Recycling sites risk closure if misuse continues, Powys warns

Powys County Council have condemned “antisocial acts” and “selfish behaviour” leading to the contamination of tonnes of recyclable material, warning if misuse of community recycling sites continues they risk closure.An image of recycling centre Wales

Releasing a comment yesterday (17 June) on its website, the Welsh council stated there is ‘no excuse’ for general waste such as food or dog poo to be put into community recycling sites.

The council calls on members of the public to report incidences of contamination. Currently, CCTV is in operation across the sites, with Powys stating that those ‘guilty of deliberately dumping rubbish in the recycling banks can expect to receive a fixed penalty notice’.

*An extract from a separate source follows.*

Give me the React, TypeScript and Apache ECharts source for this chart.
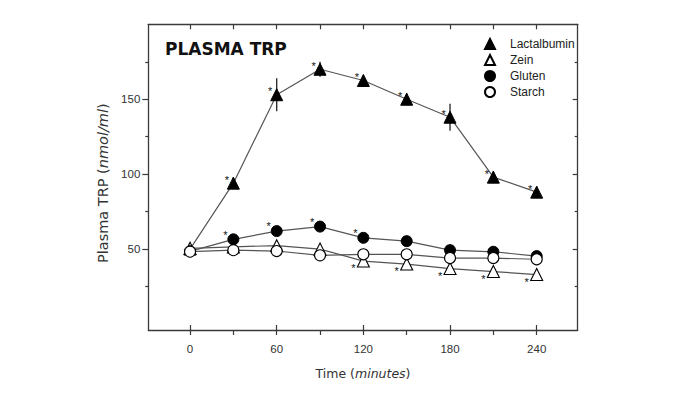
import React, { useEffect, useRef } from "react";
import * as echarts from "echarts";

const TIME = [0, 30, 60, 90, 120, 150, 180, 210, 240];
const LACT = [50, 94, 153, 170, 162.5, 150, 138, 98, 88];
const LACT_ERR = [3, 4, 11, 5, 3.5, 4, 9, 4, 4];
const LACT_SIG = [0, 1, 1, 1, 1, 1, 1, 1, 1];
const ZEIN = [50.5, 51.5, 52.3, 50, 42, 40, 37, 35, 33];
const ZEIN_ERR = [3, 2, 2, 2, 3.5, 3.5, 3.5, 3.5, 3.5];
const ZEIN_SIG = [0, 0, 0, 0, 1, 1, 1, 1, 1];
const GLUTEN = [48.5, 56.5, 62, 65, 57.5, 55.3, 49.3, 48.2, 45.3];
const GLUTEN_ERR = [2, 2, 2, 2, 2, 2, 2, 2, 2];
const GLUTEN_SIG = [0, 1, 1, 1, 1, 0, 0, 0, 0];
const STARCH = [48.3, 49.3, 48.7, 45.8, 46.5, 46.5, 44, 44, 43.2];
const STARCH_ERR = [2, 2, 2, 2, 2, 2, 2, 2, 2];

const X_LABELS = [0, 60, 120, 180, 240];
const X_TICKS = [0, 30, 60, 90, 120, 150, 180, 210, 240];
const Y_LABELS = [50, 100, 150];
const Y_MINOR = [25, 75, 125, 175];

const X_MIN = -28.9;
const X_MAX = 268.4;
const Y_MIN = -4;
const Y_MAX = 200;

const SANS = "Liberation Sans, Arial, sans-serif";
const WIDE = "DejaVu Sans, sans-serif";
const AX = "#3a3a3a";
const LINE = "#555";

function App() {
  const ref = useRef<HTMLDivElement>(null);
  useEffect(() => {
    if (!ref.current) return;
    const chart = echarts.init(ref.current, null, { renderer: "svg" });

    const labelStyle = { fontSize: 11, color: "#111", fontFamily: SANS };

    const mk = (vals: number[], sig: number[] | null, offset: number[]) =>
      vals.map((v, i) => ({
        value: [TIME[i], v],
        label:
          sig && sig[i]
            ? { show: true, formatter: "*", position: "inside", offset, ...labelStyle }
            : { show: false },
      }));

    const errData: number[][] = [];
    [
      [LACT, LACT_ERR],
      [ZEIN, ZEIN_ERR],
      [GLUTEN, GLUTEN_ERR],
      [STARCH, STARCH_ERR],
    ].forEach(([vals, errs]) => {
      vals.forEach((v, i) => errData.push([TIME[i], v, errs[i]]));
    });

    const baseX = {
      type: "value" as const,
      min: X_MIN,
      max: X_MAX,
      splitLine: { show: false },
    };
    const baseY = {
      type: "value" as const,
      min: Y_MIN,
      max: Y_MAX,
      splitLine: { show: false },
    };
    const axLine = { show: true, onZero: false, lineStyle: { color: AX, width: 1.3 } };
    const noLine = { show: false, onZero: false };
    const tickStyle = { color: AX, width: 1.2 };

    chart.setOption({
      animation: false,
      backgroundColor: "#fff",
      title: {
        text: "PLASMA TRP",
        left: 165,
        top: 40,
        padding: 0,
        textStyle: { fontFamily: WIDE, fontWeight: "bold", fontSize: 17, color: "#111" },
      },
      legend: {
        orient: "vertical",
        left: 484,
        top: 38,
        padding: 0,
        itemWidth: 10,
        itemHeight: 10,
        itemGap: 4,
        selectedMode: false,
        textStyle: { fontSize: 12, color: "#222", fontFamily: SANS, padding: [0, 0, 0, 10] },
        data: [
          { name: "Lactalbumin", icon: "triangle" },
          { name: "Zein", icon: "triangle" },
          { name: "Gluten", icon: "circle" },
          { name: "Starch", icon: "circle" },
        ],
      },
      grid: {
        left: 148.3,
        right: 121.3,
        top: 24.3,
        bottom: 67,
        outerBoundsMode: "none",
      },
      xAxis: [
        {
          ...baseX,
          position: "bottom",
          axisLine: axLine,
          axisTick: { show: true, inside: false, length: 5, customValues: X_TICKS, lineStyle: tickStyle },
          axisLabel: { customValues: X_LABELS, margin: 13, fontSize: 11.5, color: "#333", fontFamily: SANS },
          name: "{n|Time (}{i|minutes}{n|)}",
          nameLocation: "middle",
          nameGap: 37,
          nameTextStyle: {
            fontFamily: WIDE,
            fontSize: 12.5,
            color: "#333",
            rich: {
              n: { fontFamily: WIDE, fontSize: 12.5, color: "#333" },
              i: { fontFamily: WIDE, fontSize: 12.5, color: "#333", fontStyle: "italic" },
            },
          },
        },
        {
          ...baseX,
          position: "bottom",
          axisLine: noLine,
          axisTick: { show: true, inside: true, length: 5, customValues: X_LABELS, lineStyle: tickStyle },
          axisLabel: { show: false },
        },
        {
          ...baseX,
          position: "top",
          axisLine: axLine,
          axisTick: { show: true, inside: true, length: 5, customValues: X_TICKS, lineStyle: tickStyle },
          axisLabel: { show: false },
        },
      ],
      yAxis: [
        {
          ...baseY,
          position: "left",
          axisLine: axLine,
          axisTick: { show: true, inside: false, length: 6, customValues: Y_LABELS, lineStyle: tickStyle },
          axisLabel: { customValues: Y_LABELS, margin: 8, fontSize: 11.5, color: "#333", fontFamily: SANS },
          name: "{n|Plasma TRP (}{i|nmol/ml}{n|)}",
          nameLocation: "middle",
          nameRotate: 90,
          nameGap: 35,
          nameTextStyle: {
            fontFamily: WIDE,
            fontSize: 14.5,
            color: "#333",
            padding: [0, 12, 0, 0],
            rich: {
              n: { fontFamily: WIDE, fontSize: 14.5, color: "#333" },
              i: { fontFamily: WIDE, fontSize: 14.5, color: "#333", fontStyle: "italic" },
            },
          },
        },
        {
          ...baseY,
          position: "left",
          axisLine: noLine,
          axisTick: { show: true, inside: false, length: 3, customValues: Y_MINOR, lineStyle: tickStyle },
          axisLabel: { show: false },
        },
        {
          ...baseY,
          position: "right",
          axisLine: axLine,
          axisTick: { show: true, inside: true, length: 5, customValues: Y_LABELS, lineStyle: tickStyle },
          axisLabel: { show: false },
        },
        {
          ...baseY,
          position: "right",
          axisLine: noLine,
          axisTick: { show: true, inside: true, length: 3, customValues: Y_MINOR, lineStyle: tickStyle },
          axisLabel: { show: false },
        },
      ],
      series: [
        {
          type: "custom",
          name: "err",
          z: 1,
          xAxisIndex: 0,
          yAxisIndex: 0,
          encode: { x: 0, y: 1 },
          data: errData,
          renderItem: (params: any, api: any) => {
            const x = api.value(0);
            const y = api.value(1);
            const e = api.value(2);
            const p1 = api.coord([x, y + e]);
            const p2 = api.coord([x, y - e]);
            return {
              type: "line",
              shape: { x1: p1[0], y1: p1[1], x2: p2[0], y2: p2[1] },
              style: { stroke: "#222", lineWidth: 1.3 },
            };
          },
        },
        {
          type: "line",
          name: "Lactalbumin",
          z: 3,
          data: mk(LACT, LACT_SIG, [-6.5, -3.5]),
          symbol: "triangle",
          symbolSize: 12,
          lineStyle: { color: LINE, width: 1.2 },
          itemStyle: { color: "#000", borderColor: "#000", borderWidth: 1 },
          label: labelStyle,
        },
        {
          type: "line",
          name: "Zein",
          z: 3,
          data: mk(ZEIN, ZEIN_SIG, [-10, 7.4]),
          symbol: "triangle",
          symbolSize: 12,
          lineStyle: { color: LINE, width: 1.2 },
          itemStyle: { color: "#fff", borderColor: "#000", borderWidth: 1.1 },
          label: labelStyle,
        },
        {
          type: "line",
          name: "Gluten",
          z: 3,
          data: mk(GLUTEN, GLUTEN_SIG, [-8, -4.6]),
          symbol: "circle",
          symbolSize: 11,
          lineStyle: { color: LINE, width: 1.2 },
          itemStyle: { color: "#000", borderColor: "#000", borderWidth: 1 },
          label: labelStyle,
        },
        {
          type: "line",
          name: "Starch",
          z: 3,
          data: mk(STARCH, null, [0, 0]),
          symbol: "circle",
          symbolSize: 11,
          lineStyle: { color: LINE, width: 1.2 },
          itemStyle: { color: "#fff", borderColor: "#000", borderWidth: 1.1 },
          label: labelStyle,
        },
      ],
    });
    return () => chart.dispose();
  }, []);
  return (
    <div
      ref={ref}
      style={{ position: "absolute", left: 0, top: 0, width: 699, height: 397, background: "#fff" }}
    />
  );
}

export default App;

"We are horrified at the types of rubbish we are finding in some of our community recycling sites," said Cllr Heulwen Hulme, Cabinet Member for Waste and Recycling. "This type of contamination means that all the material within the banks is rejected by the recycling processors and ends up having to be sent to landfill.

"This selfish behaviour of a few irresponsible people is a huge waste of everyone else's time and effort and results in recyclable material needlessly going to waste. If the community recycling banks continue to be misused in this way, they may have to be removed."

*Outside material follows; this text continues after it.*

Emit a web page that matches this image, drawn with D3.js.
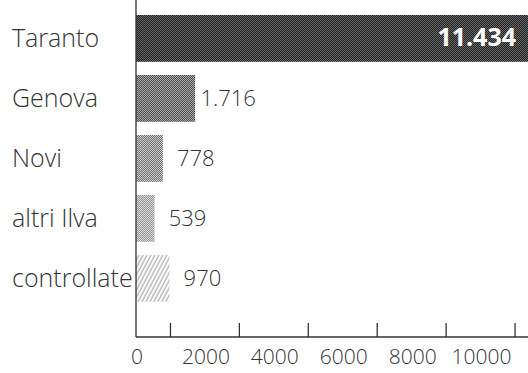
<!DOCTYPE html>
<head>
  <meta charset="utf-8">
  <style>
  body { margin: 0; background: #fff; }
  text { font-family: "Open Sans", sans-serif; fill: #333; }
  .cat { font-size: 25px; font-weight: 300; }
  .val { font-size: 22px; font-weight: 300; }
  .tick text { font-size: 21px; font-weight: 300; }
  .axis line { stroke: #333; stroke-width: 1.3px; }
  </style>
  <script src="https://d3js.org/d3.v7.min.js"></script>
</head>

<body>
  <svg width="528" height="373"></svg>

  <script>

  var categories = ["Taranto", "Genova", "Novi", "altri Ilva", "controllate"];
  var values = [11434, 1716, 778, 539, 970];
  var valueLabels = ["11.434", "1.716", "778", "539", "970"];
  var tickLabels = [0, 2000, 4000, 6000, 8000, 10000];
  var tickMarks = [1000, 3000, 5000, 7000, 9000, 11000];

  var svg = d3.select("svg");

  var x = d3.scaleLinear().domain([0, 11434]).range([136, 530]);
  var y = d3.scaleBand().domain(categories).range([8.4, 308.4])
    .paddingInner(0.22).paddingOuter(0.11);
  var axisY = 337;

  // fill patterns, dithered greys like the print original
  var defs = svg.append("defs");
  var checks = [
    { id: "p0", a: "#1e1e1e", b: "#6a6a6a" },
    { id: "p1", a: "#505050", b: "#a8a8a8" },
    { id: "p2", a: "#6e6e6e", b: "#cfcfcf" },
    { id: "p3", a: "#909090", b: "#e0e0e0" }
  ];
  checks.forEach(function(c) {
    var p = defs.append("pattern").attr("id", c.id)
      .attr("patternUnits", "userSpaceOnUse").attr("width", 2).attr("height", 2);
    p.append("rect").attr("width", 2).attr("height", 2).attr("fill", c.a);
    p.append("rect").attr("width", 1).attr("height", 1).attr("fill", c.b);
    p.append("rect").attr("x", 1).attr("y", 1).attr("width", 1).attr("height", 1).attr("fill", c.b);
  });
  var hatch = defs.append("pattern").attr("id", "p4")
    .attr("patternUnits", "userSpaceOnUse").attr("width", 3.5).attr("height", 3.5)
    .attr("patternTransform", "rotate(28)");
  hatch.append("rect").attr("width", 3.5).attr("height", 3.5).attr("fill", "#fff");
  hatch.append("line").attr("x1", 1).attr("y1", 0).attr("x2", 1).attr("y2", 3.5)
    .attr("stroke", "#999").attr("stroke-width", 1);

  svg.append("g").selectAll("rect")
    .data(values)
    .enter().append("rect")
    .attr("x", x(0))
    .attr("y", function(d, i) { return y(categories[i]); })
    .attr("width", function(d) { return x(d) - x(0); })
    .attr("height", y.bandwidth())
    .attr("fill", function(d, i) { return "url(#p" + i + ")"; });

  // category names
  svg.append("g").selectAll("text")
    .data(categories)
    .enter().append("text")
    .attr("class", "cat")
    .attr("x", 12)
    .attr("y", function(d) { return y(d) + y.bandwidth() / 2 + 8.5; })
    .text(function(d) { return d; });

  // value labels
  svg.append("g").selectAll("text")
    .data(values)
    .enter().append("text")
    .attr("class", "val")
    .attr("text-anchor", function(d, i) { return i == 0 ? "end" : "middle"; })
    .attr("x", function(d, i) { return i == 0 ? 516 : x(d) + 33; })
    .attr("y", function(d, i) { return y(categories[i]) + y.bandwidth() / 2 + 8; })
    .style("fill", function(d, i) { return i == 0 ? "#fff" : null; })
    .style("font-weight", function(d, i) { return i == 0 ? 700 : null; })
    .style("font-size", function(d, i) { return i == 0 ? "25px" : null; })
    .text(function(d, i) { return valueLabels[i]; });

  // axes
  var ax = svg.append("g").attr("class", "axis");
  ax.append("line").attr("x1", x(0)).attr("x2", x(0)).attr("y1", 0).attr("y2", axisY);
  ax.append("line").attr("x1", x(0)).attr("x2", 528).attr("y1", axisY).attr("y2", axisY);
  ax.selectAll(".tm")
    .data(tickMarks)
    .enter().append("line")
    .attr("class", "tm")
    .attr("x1", function(d) { return x(d); })
    .attr("x2", function(d) { return x(d); })
    .attr("y1", axisY - 14)
    .attr("y2", axisY);

  var tl = ax.selectAll(".tick")
    .data(tickLabels)
    .enter().append("g")
    .attr("class", "tick");
  tl.append("text")
    .attr("text-anchor", "middle")
    .attr("x", function(d) { return x(d) + 1; })
    .attr("y", 364)
    .text(function(d) { return d; });

  </script>
</body>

Cllr Michael Williams, the County Councillor for Machynlleth, added: "The contamination at the Machynlleth community recycling site has been particularly bad recently. Not only have we found all sorts of non-recyclable rubbish in with the recycling, but a few residents are insisting on using our card bank to get rid of dog poo!

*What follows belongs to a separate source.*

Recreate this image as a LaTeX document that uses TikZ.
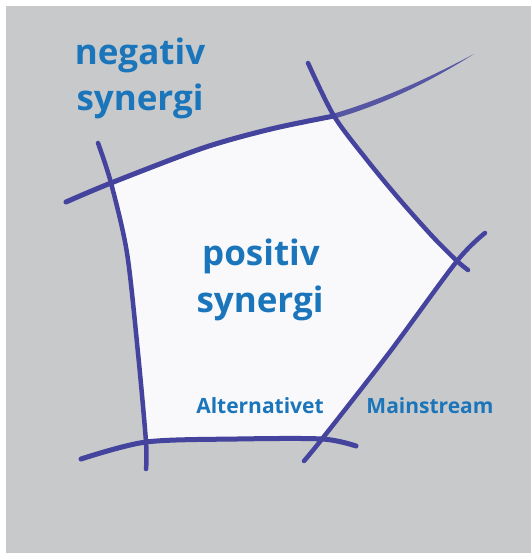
\documentclass[tikz,border=0pt]{standalone}
\usepackage{fontspec}
\setmainfont{Open Sans}
\definecolor{inkblue}{HTML}{44439D}
\definecolor{textblue}{HTML}{1A75BB}
\definecolor{bggray}{HTML}{C8C9CB}
\definecolor{paperwhite}{HTML}{F9F9FB}

\begin{document}
\begin{tikzpicture}[x=1pt, y=-1pt,
    stroke/.style={draw=inkblue, line width=5pt, line cap=round, line join=round},
    biglabel/.style={font=\fontsize{35}{42}\selectfont\bfseries, text=textblue, inner sep=0pt, anchor=base},
    smalllabel/.style={font=\fontsize{21}{25}\selectfont\bfseries, text=textblue, inner sep=0pt, anchor=base}
]

% --- canvas ---
\useasboundingbox (0,0) rectangle (531,553);
\fill[white] (0,0) rectangle (531,553);
\fill[bggray] (6,6) rectangle (531,553);

% --- corners of the inner field ---
\coordinate (tl) at (111,183);
\coordinate (tr) at (334,116);
\coordinate (rt) at (457,261);
\coordinate (br) at (322,439);
\coordinate (bl) at (146,442);

% --- white field ---
\fill[paperwhite] plot[smooth] coordinates {(tl) (203,148) (271,129) (tr)}
    -- plot[smooth] coordinates {(tr) (367,160) (400,200) (433,237) (rt)}
    -- plot[smooth] coordinates {(rt) (389,353) (br)}
    -- plot[smooth] coordinates {(br) (237,439) (bl)}
    -- plot[smooth] coordinates {(bl) (138,353) (127,253) (tl)} -- cycle;

% --- strokes ---
\draw[stroke] plot[smooth] coordinates {(66,202) (tl) (203,148) (271,129) (tr)};
\fill[inkblue, opacity=0.85] (334,113.5) .. controls (390,97) and (440,72) .. (474,54)
    .. controls (440,75) and (395,101) .. (335,118.5) -- cycle;
\draw[stroke, line width=4.5pt] plot[smooth] coordinates {(98,143) (tl) (127,253) (138,353) (bl) (146,469)};
\draw[stroke, line width=4.5pt] plot[smooth] coordinates {(308,63) (tr) (367,160) (400,200) (433,237) (rt) (468,270)};
\draw[stroke, line width=4.5pt] plot[smooth] coordinates {(485,233) (rt) (389,353) (br) (304,461)};
\draw[stroke] plot[smooth] coordinates {(81,459) (bl) (237,439) (br) (356,446)};

% --- labels ---
\node[biglabel] (negtop) at (140,65) {negativ};
\node[biglabel] (negbot) at (140,111) {synergi};
\node[biglabel] (postop) at (261,265) {positiv};
\node[biglabel] (posbot) at (260,312) {synergi};
\node[smalllabel] (alt) at (260,413) {Alternativet};
\node[smalllabel] (main) at (430,413) {Mainstream};

\end{tikzpicture}
\end{document}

"During a global pandemic, when resources are stretched and everyone is doing their utmost to stay safe and stop the spread of the coronavirus, anti-social acts of this kind pose a significant health risk to our staff and other site users and is totally unacceptable – there is no excuse for it. Please use your sites responsibly."

Contamination in recycling streams means that many tonnes often have to be disposed of with residual waste, costing councils money and holding back recycling rates. With this in mind, other Welsh councils have taken measures to reduce contamination in their recycling collections.

After reports that 20 per cent of waste placed in green bags for recycling contained incorrect materials in Cardiff, the council began a new campaign in March. Titled ‘See Pink, Stop and Think’, it sees pink stickers placed on recycling and garden waste bags incorrectly presented as part of a five-step process that could lead to a £100 fixed penalty notice (FPN) or court proceedings for persistent offenders.

Similarly, in an effort to bolster recycling rates, Swansea Council launched its ‘Keep it Out’ campaign in February last year – a ban on recyclables in black bin bags and fines for those not recycling correctly.